◆ Input
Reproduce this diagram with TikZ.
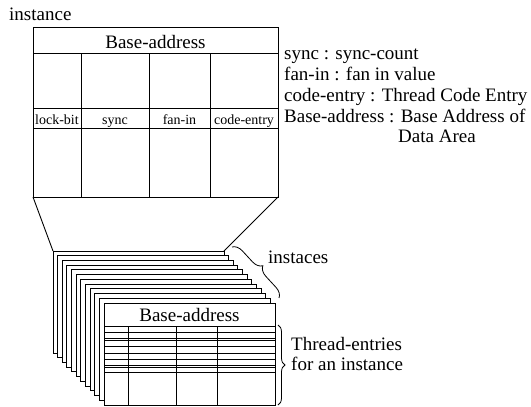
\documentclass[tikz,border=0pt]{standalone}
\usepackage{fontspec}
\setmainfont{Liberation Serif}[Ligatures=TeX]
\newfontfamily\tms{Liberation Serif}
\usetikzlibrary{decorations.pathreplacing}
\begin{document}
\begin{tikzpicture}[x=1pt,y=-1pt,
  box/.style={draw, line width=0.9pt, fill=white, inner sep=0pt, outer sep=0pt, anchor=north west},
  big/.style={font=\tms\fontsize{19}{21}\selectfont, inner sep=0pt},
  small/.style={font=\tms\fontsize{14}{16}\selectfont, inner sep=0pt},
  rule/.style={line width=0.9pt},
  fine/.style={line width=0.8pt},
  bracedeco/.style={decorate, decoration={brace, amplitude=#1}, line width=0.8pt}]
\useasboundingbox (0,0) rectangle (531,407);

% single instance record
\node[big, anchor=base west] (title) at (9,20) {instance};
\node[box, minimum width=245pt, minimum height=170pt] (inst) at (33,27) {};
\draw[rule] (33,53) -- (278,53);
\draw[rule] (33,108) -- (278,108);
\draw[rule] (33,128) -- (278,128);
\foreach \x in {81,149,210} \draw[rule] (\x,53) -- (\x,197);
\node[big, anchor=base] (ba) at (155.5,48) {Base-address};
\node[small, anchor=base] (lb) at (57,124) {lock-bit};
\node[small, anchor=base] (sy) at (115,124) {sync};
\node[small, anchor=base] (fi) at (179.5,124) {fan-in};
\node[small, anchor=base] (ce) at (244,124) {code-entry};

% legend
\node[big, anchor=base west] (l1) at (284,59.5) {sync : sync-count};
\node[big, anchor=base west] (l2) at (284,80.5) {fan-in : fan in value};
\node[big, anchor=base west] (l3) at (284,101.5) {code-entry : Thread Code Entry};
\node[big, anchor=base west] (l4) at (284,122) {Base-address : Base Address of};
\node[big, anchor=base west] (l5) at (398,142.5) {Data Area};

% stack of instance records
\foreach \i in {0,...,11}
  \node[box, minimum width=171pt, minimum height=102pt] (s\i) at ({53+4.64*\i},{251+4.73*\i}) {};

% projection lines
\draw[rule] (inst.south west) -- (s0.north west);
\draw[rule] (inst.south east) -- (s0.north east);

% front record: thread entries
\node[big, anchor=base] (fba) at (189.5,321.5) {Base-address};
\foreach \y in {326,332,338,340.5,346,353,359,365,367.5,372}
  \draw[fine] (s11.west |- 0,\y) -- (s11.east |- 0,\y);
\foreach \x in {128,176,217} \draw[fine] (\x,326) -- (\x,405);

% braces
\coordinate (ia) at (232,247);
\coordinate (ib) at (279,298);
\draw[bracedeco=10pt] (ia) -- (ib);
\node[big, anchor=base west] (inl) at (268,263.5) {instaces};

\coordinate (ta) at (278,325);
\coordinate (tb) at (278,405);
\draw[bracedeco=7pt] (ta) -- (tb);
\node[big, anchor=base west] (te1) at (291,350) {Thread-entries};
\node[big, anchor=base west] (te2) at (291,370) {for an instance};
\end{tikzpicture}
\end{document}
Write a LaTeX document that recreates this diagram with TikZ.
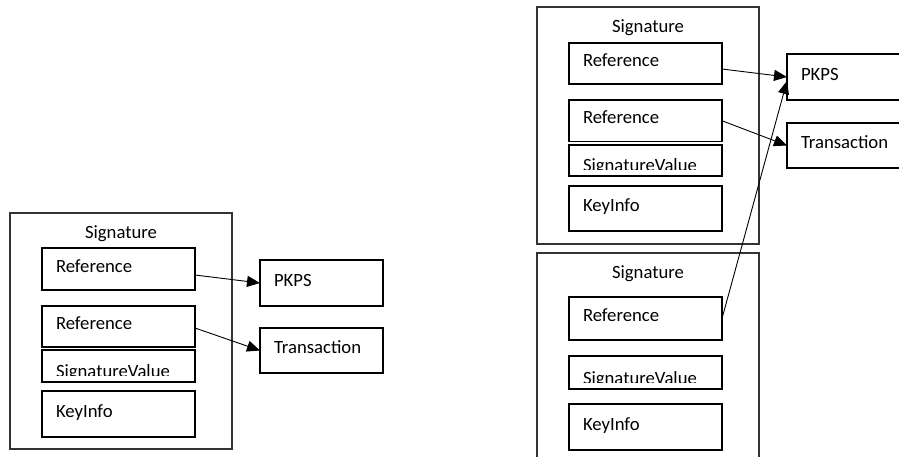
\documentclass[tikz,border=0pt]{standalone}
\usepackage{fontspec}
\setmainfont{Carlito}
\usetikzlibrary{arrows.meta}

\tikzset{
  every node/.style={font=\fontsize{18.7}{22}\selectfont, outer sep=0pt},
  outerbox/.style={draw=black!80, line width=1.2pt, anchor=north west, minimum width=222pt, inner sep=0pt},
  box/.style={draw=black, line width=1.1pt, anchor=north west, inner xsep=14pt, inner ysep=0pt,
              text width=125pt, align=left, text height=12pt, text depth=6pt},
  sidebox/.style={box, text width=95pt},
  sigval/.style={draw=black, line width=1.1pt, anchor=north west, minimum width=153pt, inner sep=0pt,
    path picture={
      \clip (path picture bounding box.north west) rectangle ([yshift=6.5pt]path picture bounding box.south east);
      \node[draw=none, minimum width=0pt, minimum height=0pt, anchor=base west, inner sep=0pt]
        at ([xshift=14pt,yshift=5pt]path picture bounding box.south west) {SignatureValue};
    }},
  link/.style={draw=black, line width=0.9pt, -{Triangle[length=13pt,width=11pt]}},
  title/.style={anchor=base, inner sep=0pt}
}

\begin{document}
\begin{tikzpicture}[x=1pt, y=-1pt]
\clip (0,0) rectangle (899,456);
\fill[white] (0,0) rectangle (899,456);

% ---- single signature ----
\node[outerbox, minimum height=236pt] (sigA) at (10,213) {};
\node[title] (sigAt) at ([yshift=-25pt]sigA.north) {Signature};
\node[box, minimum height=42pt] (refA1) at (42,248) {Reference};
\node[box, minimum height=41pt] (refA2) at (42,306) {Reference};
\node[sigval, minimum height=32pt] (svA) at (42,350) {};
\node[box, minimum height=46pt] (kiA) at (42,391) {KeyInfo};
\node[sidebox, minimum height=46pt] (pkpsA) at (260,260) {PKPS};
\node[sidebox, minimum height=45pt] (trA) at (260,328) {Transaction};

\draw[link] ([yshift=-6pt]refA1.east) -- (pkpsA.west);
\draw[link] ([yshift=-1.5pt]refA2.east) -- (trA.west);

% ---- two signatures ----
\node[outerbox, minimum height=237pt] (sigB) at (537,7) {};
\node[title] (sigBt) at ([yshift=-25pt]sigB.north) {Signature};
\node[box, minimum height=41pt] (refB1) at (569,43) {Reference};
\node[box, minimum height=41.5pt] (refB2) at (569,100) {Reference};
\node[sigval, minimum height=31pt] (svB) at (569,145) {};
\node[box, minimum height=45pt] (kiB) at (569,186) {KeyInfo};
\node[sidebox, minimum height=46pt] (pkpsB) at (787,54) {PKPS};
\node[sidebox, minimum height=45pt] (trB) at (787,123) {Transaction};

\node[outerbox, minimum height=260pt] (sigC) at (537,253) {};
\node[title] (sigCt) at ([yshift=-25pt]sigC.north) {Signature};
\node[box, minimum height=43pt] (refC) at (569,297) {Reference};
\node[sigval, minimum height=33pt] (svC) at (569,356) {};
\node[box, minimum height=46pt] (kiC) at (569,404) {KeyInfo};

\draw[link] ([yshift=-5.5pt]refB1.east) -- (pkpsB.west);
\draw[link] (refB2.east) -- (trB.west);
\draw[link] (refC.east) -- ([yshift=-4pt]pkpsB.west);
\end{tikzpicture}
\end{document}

◆ What needs to be done
Leave the pictures out and reproduce each record exactly as written.

◆ Result of the task
Reproduce this diagram with TikZ.
\documentclass[tikz,border=0pt]{standalone}
\usepackage{fontspec}
\setmainfont{Liberation Serif}[Ligatures=TeX]
\newfontfamily\tms{Liberation Serif}
\usetikzlibrary{decorations.pathreplacing}
\begin{document}
\begin{tikzpicture}[x=1pt,y=-1pt,
  box/.style={draw, line width=0.9pt, fill=white, inner sep=0pt, outer sep=0pt, anchor=north west},
  big/.style={font=\tms\fontsize{19}{21}\selectfont, inner sep=0pt},
  small/.style={font=\tms\fontsize{14}{16}\selectfont, inner sep=0pt},
  rule/.style={line width=0.9pt},
  fine/.style={line width=0.8pt},
  bracedeco/.style={decorate, decoration={brace, amplitude=#1}, line width=0.8pt}]
\useasboundingbox (0,0) rectangle (531,407);

% single instance record
\node[big, anchor=base west] (title) at (9,20) {instance};
\node[box, minimum width=245pt, minimum height=170pt] (inst) at (33,27) {};
\draw[rule] (33,53) -- (278,53);
\draw[rule] (33,108) -- (278,108);
\draw[rule] (33,128) -- (278,128);
\foreach \x in {81,149,210} \draw[rule] (\x,53) -- (\x,197);
\node[big, anchor=base] (ba) at (155.5,48) {Base-address};
\node[small, anchor=base] (lb) at (57,124) {lock-bit};
\node[small, anchor=base] (sy) at (115,124) {sync};
\node[small, anchor=base] (fi) at (179.5,124) {fan-in};
\node[small, anchor=base] (ce) at (244,124) {code-entry};

% legend
\node[big, anchor=base west] (l1) at (284,59.5) {sync : sync-count};
\node[big, anchor=base west] (l2) at (284,80.5) {fan-in : fan in value};
\node[big, anchor=base west] (l3) at (284,101.5) {code-entry : Thread Code Entry};
\node[big, anchor=base west] (l4) at (284,122) {Base-address : Base Address of};
\node[big, anchor=base west] (l5) at (398,142.5) {Data Area};

% stack of instance records
\foreach \i in {0,...,11}
  \node[box, minimum width=171pt, minimum height=102pt] (s\i) at ({53+4.64*\i},{251+4.73*\i}) {};

% projection lines
\draw[rule] (inst.south west) -- (s0.north west);
\draw[rule] (inst.south east) -- (s0.north east);

% front record: thread entries
\node[big, anchor=base] (fba) at (189.5,321.5) {Base-address};
\foreach \y in {326,332,338,340.5,346,353,359,365,367.5,372}
  \draw[fine] (s11.west |- 0,\y) -- (s11.east |- 0,\y);
\foreach \x in {128,176,217} \draw[fine] (\x,326) -- (\x,405);

% braces
\coordinate (ia) at (232,247);
\coordinate (ib) at (279,298);
\draw[bracedeco=10pt] (ia) -- (ib);
\node[big, anchor=base west] (inl) at (268,263.5) {instaces};

\coordinate (ta) at (278,325);
\coordinate (tb) at (278,405);
\draw[bracedeco=7pt] (ta) -- (tb);
\node[big, anchor=base west] (te1) at (291,350) {Thread-entries};
\node[big, anchor=base west] (te2) at (291,370) {for an instance};
\end{tikzpicture}
\end{document}
Write a LaTeX document that recreates this diagram with TikZ.
\documentclass[tikz,border=0pt]{standalone}
\usepackage{fontspec}
\setmainfont{Carlito}
\usetikzlibrary{arrows.meta}

\tikzset{
  every node/.style={font=\fontsize{18.7}{22}\selectfont, outer sep=0pt},
  outerbox/.style={draw=black!80, line width=1.2pt, anchor=north west, minimum width=222pt, inner sep=0pt},
  box/.style={draw=black, line width=1.1pt, anchor=north west, inner xsep=14pt, inner ysep=0pt,
              text width=125pt, align=left, text height=12pt, text depth=6pt},
  sidebox/.style={box, text width=95pt},
  sigval/.style={draw=black, line width=1.1pt, anchor=north west, minimum width=153pt, inner sep=0pt,
    path picture={
      \clip (path picture bounding box.north west) rectangle ([yshift=6.5pt]path picture bounding box.south east);
      \node[draw=none, minimum width=0pt, minimum height=0pt, anchor=base west, inner sep=0pt]
        at ([xshift=14pt,yshift=5pt]path picture bounding box.south west) {SignatureValue};
    }},
  link/.style={draw=black, line width=0.9pt, -{Triangle[length=13pt,width=11pt]}},
  title/.style={anchor=base, inner sep=0pt}
}

\begin{document}
\begin{tikzpicture}[x=1pt, y=-1pt]
\clip (0,0) rectangle (899,456);
\fill[white] (0,0) rectangle (899,456);

% ---- single signature ----
\node[outerbox, minimum height=236pt] (sigA) at (10,213) {};
\node[title] (sigAt) at ([yshift=-25pt]sigA.north) {Signature};
\node[box, minimum height=42pt] (refA1) at (42,248) {Reference};
\node[box, minimum height=41pt] (refA2) at (42,306) {Reference};
\node[sigval, minimum height=32pt] (svA) at (42,350) {};
\node[box, minimum height=46pt] (kiA) at (42,391) {KeyInfo};
\node[sidebox, minimum height=46pt] (pkpsA) at (260,260) {PKPS};
\node[sidebox, minimum height=45pt] (trA) at (260,328) {Transaction};

\draw[link] ([yshift=-6pt]refA1.east) -- (pkpsA.west);
\draw[link] ([yshift=-1.5pt]refA2.east) -- (trA.west);

% ---- two signatures ----
\node[outerbox, minimum height=237pt] (sigB) at (537,7) {};
\node[title] (sigBt) at ([yshift=-25pt]sigB.north) {Signature};
\node[box, minimum height=41pt] (refB1) at (569,43) {Reference};
\node[box, minimum height=41.5pt] (refB2) at (569,100) {Reference};
\node[sigval, minimum height=31pt] (svB) at (569,145) {};
\node[box, minimum height=45pt] (kiB) at (569,186) {KeyInfo};
\node[sidebox, minimum height=46pt] (pkpsB) at (787,54) {PKPS};
\node[sidebox, minimum height=45pt] (trB) at (787,123) {Transaction};

\node[outerbox, minimum height=260pt] (sigC) at (537,253) {};
\node[title] (sigCt) at ([yshift=-25pt]sigC.north) {Signature};
\node[box, minimum height=43pt] (refC) at (569,297) {Reference};
\node[sigval, minimum height=33pt] (svC) at (569,356) {};
\node[box, minimum height=46pt] (kiC) at (569,404) {KeyInfo};

\draw[link] ([yshift=-5.5pt]refB1.east) -- (pkpsB.west);
\draw[link] (refB2.east) -- (trB.west);
\draw[link] (refC.east) -- ([yshift=-4pt]pkpsB.west);
\end{tikzpicture}
\end{document}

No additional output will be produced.